▸ TASK REQUIREMENTS:
Restate, word for word, all of the material shown below.
-=-=-
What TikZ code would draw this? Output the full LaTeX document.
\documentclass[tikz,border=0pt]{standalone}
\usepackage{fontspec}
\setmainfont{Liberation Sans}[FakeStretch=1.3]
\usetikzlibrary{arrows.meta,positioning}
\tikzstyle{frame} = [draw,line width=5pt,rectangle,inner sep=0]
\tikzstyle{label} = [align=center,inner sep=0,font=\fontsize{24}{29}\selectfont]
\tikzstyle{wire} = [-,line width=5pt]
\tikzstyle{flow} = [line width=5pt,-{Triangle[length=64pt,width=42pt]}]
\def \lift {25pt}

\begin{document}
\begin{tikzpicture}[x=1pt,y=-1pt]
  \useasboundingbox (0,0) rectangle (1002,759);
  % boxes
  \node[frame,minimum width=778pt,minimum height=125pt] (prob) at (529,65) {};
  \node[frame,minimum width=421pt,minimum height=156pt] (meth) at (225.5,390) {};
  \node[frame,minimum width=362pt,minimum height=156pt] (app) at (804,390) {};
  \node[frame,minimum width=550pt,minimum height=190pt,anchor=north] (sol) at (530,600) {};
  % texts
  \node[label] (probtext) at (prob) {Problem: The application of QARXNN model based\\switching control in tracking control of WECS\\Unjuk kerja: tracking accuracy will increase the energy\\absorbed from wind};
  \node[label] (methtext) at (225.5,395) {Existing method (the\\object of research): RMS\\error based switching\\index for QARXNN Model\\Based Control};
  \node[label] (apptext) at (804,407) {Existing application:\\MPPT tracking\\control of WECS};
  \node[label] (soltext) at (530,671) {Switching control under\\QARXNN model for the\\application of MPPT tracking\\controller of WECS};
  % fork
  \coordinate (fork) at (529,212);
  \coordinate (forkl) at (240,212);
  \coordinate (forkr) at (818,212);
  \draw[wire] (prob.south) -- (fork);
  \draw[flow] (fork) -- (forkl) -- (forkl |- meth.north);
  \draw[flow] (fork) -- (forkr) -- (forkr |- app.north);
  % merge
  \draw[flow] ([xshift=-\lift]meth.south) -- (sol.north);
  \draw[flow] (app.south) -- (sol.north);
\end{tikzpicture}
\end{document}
-=-=-
▸ EXPECTED OUTPUT:
What TikZ code would draw this? Output the full LaTeX document.
\documentclass[tikz,border=0pt]{standalone}
\usepackage{fontspec}
\setmainfont{Liberation Sans}[FakeStretch=1.3]
\usetikzlibrary{arrows.meta,positioning}
\tikzstyle{frame} = [draw,line width=5pt,rectangle,inner sep=0]
\tikzstyle{label} = [align=center,inner sep=0,font=\fontsize{24}{29}\selectfont]
\tikzstyle{wire} = [-,line width=5pt]
\tikzstyle{flow} = [line width=5pt,-{Triangle[length=64pt,width=42pt]}]
\def \lift {25pt}

\begin{document}
\begin{tikzpicture}[x=1pt,y=-1pt]
  \useasboundingbox (0,0) rectangle (1002,759);
  % boxes
  \node[frame,minimum width=778pt,minimum height=125pt] (prob) at (529,65) {};
  \node[frame,minimum width=421pt,minimum height=156pt] (meth) at (225.5,390) {};
  \node[frame,minimum width=362pt,minimum height=156pt] (app) at (804,390) {};
  \node[frame,minimum width=550pt,minimum height=190pt,anchor=north] (sol) at (530,600) {};
  % texts
  \node[label] (probtext) at (prob) {Problem: The application of QARXNN model based\\switching control in tracking control of WECS\\Unjuk kerja: tracking accuracy will increase the energy\\absorbed from wind};
  \node[label] (methtext) at (225.5,395) {Existing method (the\\object of research): RMS\\error based switching\\index for QARXNN Model\\Based Control};
  \node[label] (apptext) at (804,407) {Existing application:\\MPPT tracking\\control of WECS};
  \node[label] (soltext) at (530,671) {Switching control under\\QARXNN model for the\\application of MPPT tracking\\controller of WECS};
  % fork
  \coordinate (fork) at (529,212);
  \coordinate (forkl) at (240,212);
  \coordinate (forkr) at (818,212);
  \draw[wire] (prob.south) -- (fork);
  \draw[flow] (fork) -- (forkl) -- (forkl |- meth.north);
  \draw[flow] (fork) -- (forkr) -- (forkr |- app.north);
  % merge
  \draw[flow] ([xshift=-\lift]meth.south) -- (sol.north);
  \draw[flow] (app.south) -- (sol.north);
\end{tikzpicture}
\end{document}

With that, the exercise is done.